Lors de l’ouverture de la Conférence de l’ONU sur les océans lundi 9 juin, le président français Emmanuel Macron a défendu avec force le multilatéralisme face à la tentation du » chacun-chez-soi ». Avec son discours, le chef de l’État français a critiqué la position incarnée par le président américain Donald Trump, absent du sommet.
Par :RFI avec AFP
C’est un appel à la mobilisation pour des « océans en ébullition », mais aussi une pique à peine voilée adressée à Donald Trump. Lundi 9 juin, à Nice, lors de l’ouverture de la troisième conférence des Nations unies sur les océans, Emmanuel Macron a donné le ton. « La première réponse, c’est le multilatéralisme », a-t-il martelé, avant de lancer : « Les abysses ne sont pas à vendre, pas plus que le Groenland, l’Antarctique ou la haute mer ». Une déclaration qui vise clairement les ambitions expansionnistes prêtées au président américain, grand absent du sommet.
Emmanuel Macron, qui doit se rendre au Groenland le 15 juin, poursuit ainsi une ligne diplomatique constante : faire barrage à la vision unilatérale portée par l’ex-locataire de la Maison Blanche, qui menace de relancer l’exploitation minière en haute mer sans cadre collectif.
« Les grands fonds ne peuvent pas devenir un Far West »
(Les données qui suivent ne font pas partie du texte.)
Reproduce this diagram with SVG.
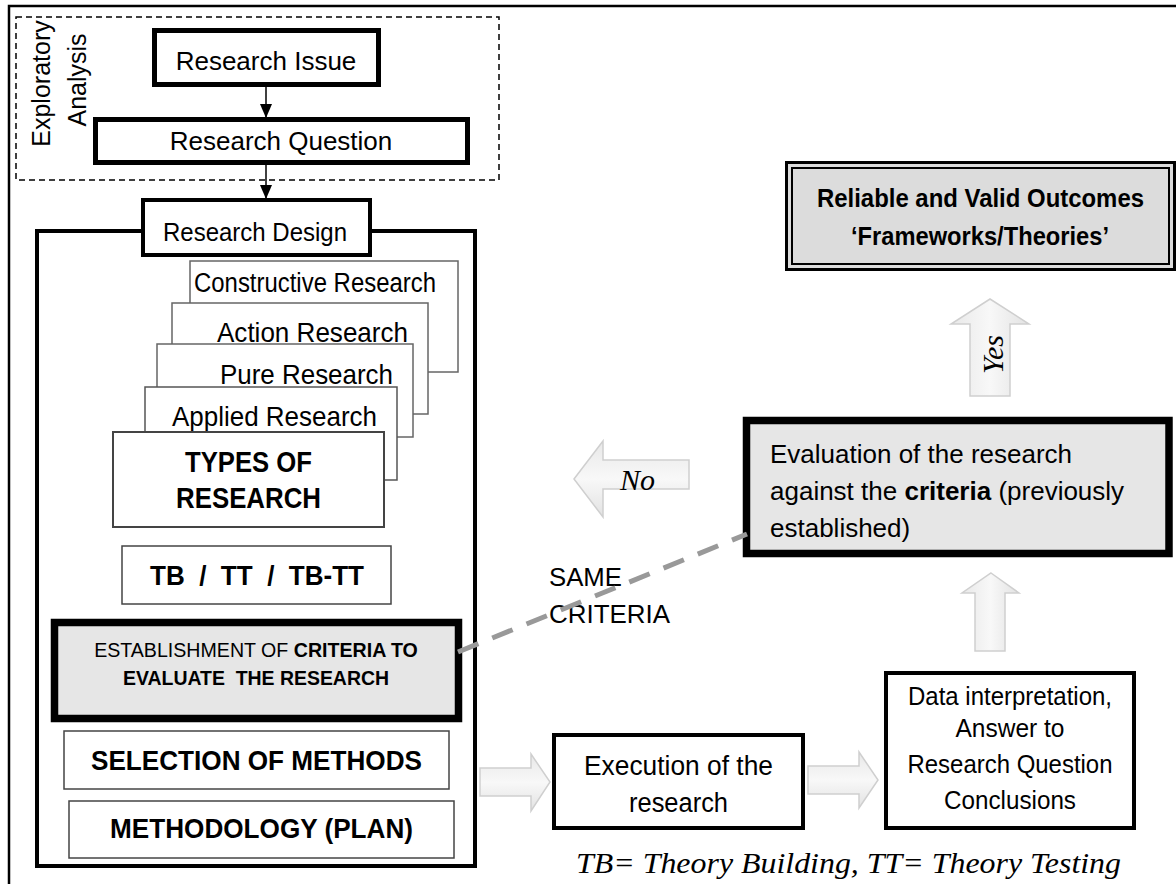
<svg xmlns="http://www.w3.org/2000/svg" width="1176" height="884" viewBox="0 0 1176 884">
<style>
  text { font-family: "Liberation Sans", Arial, sans-serif; fill: #000; }
  .b { font-weight: bold; }
  .serif { font-family: "Liberation Serif", "Times New Roman", serif; font-style: italic; }
  .thick { fill: #fff; stroke: #000; stroke-width: 4; }
  .thin { fill: #fff; stroke: #444; stroke-width: 1.5; }
  .gray { fill: #e6e6e6; stroke: #000; stroke-width: 7.5; }
  .fat { fill: url(#gh); stroke: #cfcfcf; stroke-width: 1.5; }
  .fatv { fill: url(#gv); stroke: #cfcfcf; stroke-width: 1.5; }
</style>
<defs>
  <linearGradient id="gh" x1="0" y1="0" x2="0" y2="1">
    <stop offset="0" stop-color="#e8e8e8"/>
    <stop offset="0.5" stop-color="#f8f8f8"/>
    <stop offset="1" stop-color="#e2e2e2"/>
  </linearGradient>
  <linearGradient id="gv" x1="0" y1="0" x2="1" y2="0">
    <stop offset="0" stop-color="#e8e8e8"/>
    <stop offset="0.5" stop-color="#f8f8f8"/>
    <stop offset="1" stop-color="#e2e2e2"/>
  </linearGradient>
  <marker id="ah" viewBox="0 0 14 12" refX="14" refY="6" markerWidth="14" markerHeight="12" markerUnits="userSpaceOnUse" orient="auto">
    <path d="M0,0 L14,6 L0,12 Z" fill="#000"/>
  </marker>
</defs>
<rect width="1176" height="884" fill="#fff"/>

<!-- outer frame -->
<path d="M9,884 V6 H1176" fill="none" stroke="#000" stroke-width="2.5"/>

<g id="exploratory">
  <rect x="16" y="17" width="483" height="163" fill="none" stroke="#000" stroke-width="1.5" stroke-dasharray="6 4"/>
  <text transform="translate(50,83.5) rotate(-90)" text-anchor="middle" font-size="25">Exploratory</text>
  <text transform="translate(86,80) rotate(-90)" text-anchor="middle" font-size="25">Analysis</text>
</g>

<g id="research-issue">
  <rect x="154.5" y="30.5" width="224" height="54" fill="#fff" stroke="#000" stroke-width="5"/>
  <text x="266" y="70" text-anchor="middle" font-size="26">Research Issue</text>
</g>

<g id="research-question">
  <rect x="95.5" y="119.5" width="372" height="43" fill="#fff" stroke="#000" stroke-width="5"/>
  <text x="281" y="150" text-anchor="middle" font-size="26">Research Question</text>
</g>

<g id="design-frame">
  <rect x="37" y="231" width="438" height="635" fill="#fff" stroke="#000" stroke-width="4"/>
</g>

<g id="research-design">
  <rect x="143" y="200" width="227" height="55" fill="#fff" stroke="#000" stroke-width="4"/>
  <text x="255" y="241" text-anchor="middle" font-size="25" textLength="184" lengthAdjust="spacingAndGlyphs">Research Design</text>
</g>

<g id="constructive-research">
  <rect x="190" y="261" width="268" height="111" fill="#fff" stroke="#666" stroke-width="1.5"/>
  <text x="194" y="292" font-size="27" textLength="242" lengthAdjust="spacingAndGlyphs">Constructive Research</text>
</g>
<g id="action-research">
  <rect x="172" y="303" width="256" height="111" fill="#fff" stroke="#666" stroke-width="1.5"/>
  <text x="217" y="342" font-size="28" textLength="191" lengthAdjust="spacingAndGlyphs">Action Research</text>
</g>
<g id="pure-research">
  <rect x="157" y="344" width="256" height="93" fill="#fff" stroke="#666" stroke-width="1.5"/>
  <text x="220" y="384" font-size="28" textLength="173" lengthAdjust="spacingAndGlyphs">Pure Research</text>
</g>
<g id="applied-research">
  <rect x="145" y="387" width="252" height="93" fill="#fff" stroke="#555" stroke-width="1.5"/>
  <text x="172" y="426" font-size="28" textLength="205" lengthAdjust="spacingAndGlyphs">Applied Research</text>
</g>
<g id="types-of-research">
  <rect x="113" y="432" width="271" height="95" fill="#fff" stroke="#444" stroke-width="2"/>
  <text x="248.5" y="472" text-anchor="middle" font-size="29" class="b" textLength="127" lengthAdjust="spacingAndGlyphs">TYPES OF</text>
  <text x="248.5" y="508" text-anchor="middle" font-size="29" class="b" textLength="145" lengthAdjust="spacingAndGlyphs">RESEARCH</text>
</g>

<g id="tb-tt">
  <rect x="122" y="546" width="269" height="58" class="thin"/>
  <text x="150" y="585" font-size="27" class="b" xml:space="preserve" textLength="214" lengthAdjust="spacingAndGlyphs">TB  /  TT  /  TB-TT</text>
</g>

<g id="establishment">
  <rect x="54.5" y="622.5" width="404" height="96" class="gray"/>
  <text x="256" y="657" text-anchor="middle" font-size="19.6">ESTABLISHMENT OF <tspan class="b">CRITERIA TO</tspan></text>
  <text x="123" y="685" font-size="21" class="b" xml:space="preserve" textLength="266" lengthAdjust="spacingAndGlyphs">EVALUATE  THE RESEARCH</text>
</g>

<g id="selection">
  <rect x="64" y="731" width="385" height="58" class="thin" stroke="#333"/>
  <text x="91" y="770" font-size="27" class="b" textLength="331" lengthAdjust="spacingAndGlyphs">SELECTION OF METHODS</text>
</g>

<g id="methodology">
  <rect x="69" y="801" width="385" height="57" class="thin" stroke="#333"/>
  <text x="110" y="838" font-size="27" class="b" textLength="303" lengthAdjust="spacingAndGlyphs">METHODOLOGY (PLAN)</text>
</g>

<g id="execution">
  <rect x="554" y="735" width="249" height="93" class="thick"/>
  <text x="678.5" y="775" text-anchor="middle" font-size="27" textLength="189" lengthAdjust="spacingAndGlyphs">Execution of the</text>
  <text x="678.5" y="812" text-anchor="middle" font-size="27" textLength="99" lengthAdjust="spacingAndGlyphs">research</text>
</g>

<g id="data-interpretation">
  <rect x="886" y="673" width="248" height="155" class="thick"/>
  <text x="1010" y="705" text-anchor="middle" font-size="26" textLength="204" lengthAdjust="spacingAndGlyphs">Data interpretation,</text>
  <text x="1010" y="737" text-anchor="middle" font-size="26" textLength="109" lengthAdjust="spacingAndGlyphs">Answer to</text>
  <text x="1010" y="773" text-anchor="middle" font-size="26" textLength="205" lengthAdjust="spacingAndGlyphs">Research Question</text>
  <text x="1010" y="809" text-anchor="middle" font-size="26" textLength="132" lengthAdjust="spacingAndGlyphs">Conclusions</text>
</g>

<g id="evaluation">
  <rect x="746.5" y="420.5" width="422.5" height="133" class="gray" stroke-width="7"/>
  <text x="770" y="463" font-size="26">Evaluation of the research</text>
  <text x="770" y="500" font-size="26">against the <tspan class="b">criteria</tspan> (previously</text>
  <text x="770" y="537" font-size="26">established)</text>
</g>

<g id="outcomes">
  <rect x="786.5" y="162.5" width="388" height="107" fill="#dcdcdc" stroke="#000" stroke-width="3"/>
  <rect x="792" y="168" width="377" height="96" fill="none" stroke="#000" stroke-width="2"/>
  <text x="980.5" y="207" text-anchor="middle" font-size="26" class="b" textLength="327" lengthAdjust="spacingAndGlyphs">Reliable and Valid Outcomes</text>
  <text x="980" y="245" text-anchor="middle" font-size="26" class="b" textLength="258" lengthAdjust="spacingAndGlyphs">‘Frameworks/Theories’</text>
</g>

<g id="labels">
  <text x="549" y="586" font-size="25" textLength="73" lengthAdjust="spacingAndGlyphs">SAME</text>
  <text x="549" y="623" font-size="25" textLength="121" lengthAdjust="spacingAndGlyphs">CRITERIA</text>
  <text x="576" y="873" font-size="29" class="serif" textLength="545" lengthAdjust="spacingAndGlyphs">TB= Theory Building, TT= Theory Testing</text>
</g>

<g id="connectors">
  <line x1="266" y1="87" x2="266" y2="118" stroke="#000" stroke-width="1.5" marker-end="url(#ah)"/>
  <line x1="266" y1="165" x2="266" y2="199" stroke="#000" stroke-width="1.5" marker-end="url(#ah)"/>
  <line x1="458" y1="652" x2="747" y2="534" stroke="#999" stroke-width="5" stroke-dasharray="22 15"/>
  <polygon class="fat" points="480,768 531,768 531,754 550,782 531,811 531,796 480,796"/>
  <polygon class="fat" points="808,766 859,766 859,752 878,780 859,808 859,794 808,794"/>
  <polygon class="fatv" points="991,573 1019,593 1005,593 1005,651 975,651 975,593 962,593"/>
  <polygon class="fatv" points="990,299 1029,324 1010,324 1010,396 970,396 970,324 951,324"/>
  <polygon class="fat" points="574,479 603,441 603,460 689,460 689,489 603,489 603,517"/>
  <text x="620" y="490" font-size="30" class="serif">No</text>
  <text transform="translate(1003,354.5) rotate(-90)" text-anchor="middle" font-size="30" class="serif">Yes</text>
</g>
</svg>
Plus de 60 chefs d’État et de gouvernement ont fait le déplacement sur la Côte d’Azur – notamment des pays du Pacifique et d’Amérique latine – pour porter la voix d’un océan en surchauffe, en surpêche et en surpollution. Une urgence que partage le secrétaire général de l’ONU António Guterres, qui a appelé à éviter la transformation des fonds marins en terrain de non-droit. « Les grands fonds ne peuvent pas devenir un Far West », a-t-il martelé, en écho direct à la politique américaine, qui prévoit de lancer unilatéralement l’exploitation des galets de nickel et autres métaux critiques dans les eaux internationales du Pacifique.
Nous savons que c’est possible. Lorsque nous sommes parvenus à un moratoire mondial sur la chasse commerciale à la baleine, les populations de baleines se sont reconstituées. Lorsque nous protégeons des aires marines, la vie revient. Aujourd’hui, nous avons la possibilité de redonner à l’océan son abondance. Ce qui a été perdu en l’espace d’une génération peut renaître en l’espace d’une autre. L’océan qu’ont connu nos ancêtres, qui regorgeait de vie et de diversité, peut être davantage qu’une légende. Il peut être notre héritage. Que votre conférence soit couronnée de succès. Je vous remercie.
00:36 – Antonio Guterres, lors du premier jour du Sommet mondial sur les océans organisé à NiceRFI
« Nous ne pouvons pas permettre qu’il arrive à la mer ce qui est arrivé au commerce international », a abondé le président brésilien Lula, en appelant à des « actes clairs » de l’Autorité internationale des fonds marins. Cela pour mettre fin à cette « course prédatrice » aux métaux critiques.
Un traité sur la haute mer en voie d’adoption
Au-delà des dénonciations, Emmanuel Macron a voulu incarner l’action, notamment sur le traité international sur la haute mer, signé en 2023. « C’est donc gagné ! », s’est-il enthousiasmé, annonçant que 50 pays avaient déjà ratifié le texte, et que 15 autres s’étaient formellement engagés à les rejoindre. Le seuil des 60 ratifications nécessaires à l’entrée en vigueur du traité devrait être atteint d’ici fin 2025.
Ce traité inédit doit permettre de mieux encadrer l’exploitation et la préservation de la biodiversité en eaux internationales, au-delà des 200 milles marins (370 km) des côtes. La France espérait en annoncer la mise en œuvre formelle à Nice, mais a dû repousser cette échéance symbolique.
Vers plus d’aires marines protégées
La conférence a également été l’occasion d’annonces sur les aires marines protégées (AMP). La France a confirmé samedi la limitation du chalutage de fond dans ses AMP, mais les ONG jugent la mesure trop timide, ne couvrant que 4 % des eaux métropolitaines. À l’inverse, le Royaume-Uni s’apprête à interdire le chalutage dans 41 zones marines protégées, soit 30 000 km².
L’objectif international reste fixé : 30 % d’aires protégées d’ici à 2030, contre un peu plus de 8 % aujourd’hui. Paris espère passer de 8,36 % à 10 % grâce aux annonces faites à Nice, mais les niveaux de protection restent variables d’un pays à l’autre, et les restrictions d’activités, notamment de pêche, loin d’être systématiques.